Edison's input in the evolution of telephone communication is also evident in the very way people have come to answer the phone. According to his biographer Margaret Cousins, it was an impatient Edison who, too rushed to employ the then common, "Are you there?," first shouted, "Hello!" into the receiver. His countrymen soon took note of this manner of telephone etiquette and adopted the one word greeting as their own.

Thomas A. Watson
As Dr. Watson was to Sherlock Holmes, Thomas A. Watson was to Alexander Graham Bell: the jovial but indispensable sidekick. Though he could have easily claimed credit as co-inventor of the telephone, Watson was simply too good-natured to bother with such things. And too busy wondering what might come up next.

Born in 1854 in his father's livery stable in Salem, Massachusetts, Watson took his first job at the age of 16, but he quickly discovered that bookkeeping bored him. Next he tried carpentry, and found it tiring. Then he got a job at Charles Williams, a machine shop in Boston. 

Certainly, this position had nothing in it to predict fame. It was only because Alexander Graham Bell, then a professor at Boston University, came calling in 1874 that anyone remembers the young machinist at all.

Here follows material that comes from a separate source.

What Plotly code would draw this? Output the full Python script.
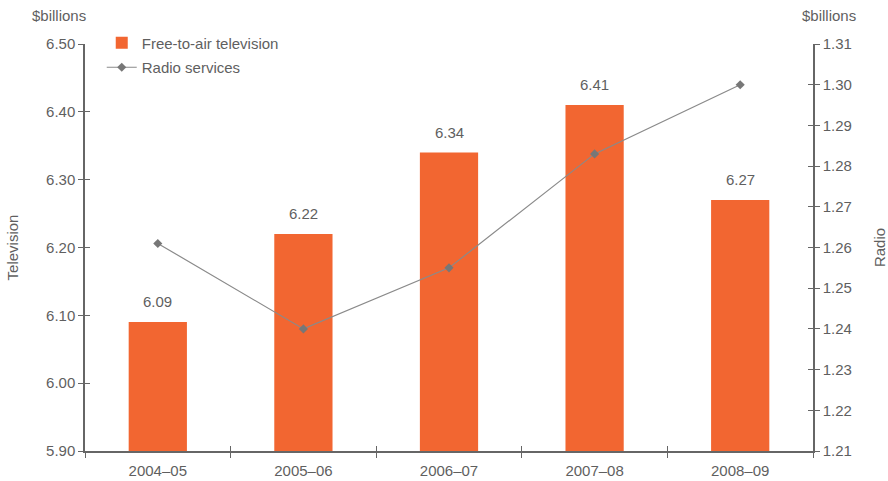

Yet Watson was a capable performer when it came to it: during the demonstrations of the telephone, he gamely belted hymns and popular airs into the receiver, despite his vague ability to hold a tune. 

Like Bell, Watson had no desire to work in the telephone business once the device was a reality. "The same desire for a larger life and new experiences," he later wrote in his autobiography, "was stronger than ever." And so, at the age of 27, he struck out on his own with money to spare from his royalties. 

The first order of business was a long vacation in Europe, then marriage. With characteristic abruptness, he decided to become a farmer. Two years later he realized that farming was not for him and set up his own machine shop in Boston. After building engines for small ships for a while, this line began to flourish. Soon he had 30 employees working for him. Deciding to expand the business, partly to offset unemployment in Massachusetts, he began taking bids for building naval destroyers.

By 1901 Watson was running the largest shipyard in America. Fate dealt him another whimsical hand, however, and two years later his own company had replaced him with a president of its own choosing.

Watson had taken a three-year course in geology and paleontology with his wife while running his shipbuilding outfit, and so was able to recover by teaming up with a geology professor from MIT to evaluate ore deposits. Though he never found anything promising in the way of mines, Watson proved to be capable enough to have a genus of fossil gastropod named after him.

Throughout all this time, however, Watson had been cultivating another, more passionate interest. Bell had encouraged him to study voice (perhaps because of those questionable performances on the telephone), and by 1910 the subject all but consumed him. A book about Frank R. Berenson's Company of Shakespeare Players inspired him to seek the company out. Joining the company, he was as if reborn and quickly progressed from bit parts to speaking roles. Finally, he formed a new group with some of the players and began writing plays himself, with a leaning toward adaptations of Dickens: Nicholas Nickleby, Tale of Two Cities, Oliver Twist.

In 1912 Watson ended his touring years and returned to Braintree, Massachusetts, where lived until his death in 1934. In 1915 he emerged from the shadows to re-enact the invention of the telephone at the Pan-American Exposition in San Francisco. Otherwise, he served as president of the Boston Browning Society, organized amateur stage productions, and lectured on many subjects, with a specialty, naturally, in the telephone. It was during one of his lectures that he first told the world that Bell had spilled acid on the fateful day when the telephone was invented. An embellishment to cover for a faulty memory perhaps. But then, what can you expect from a born actor?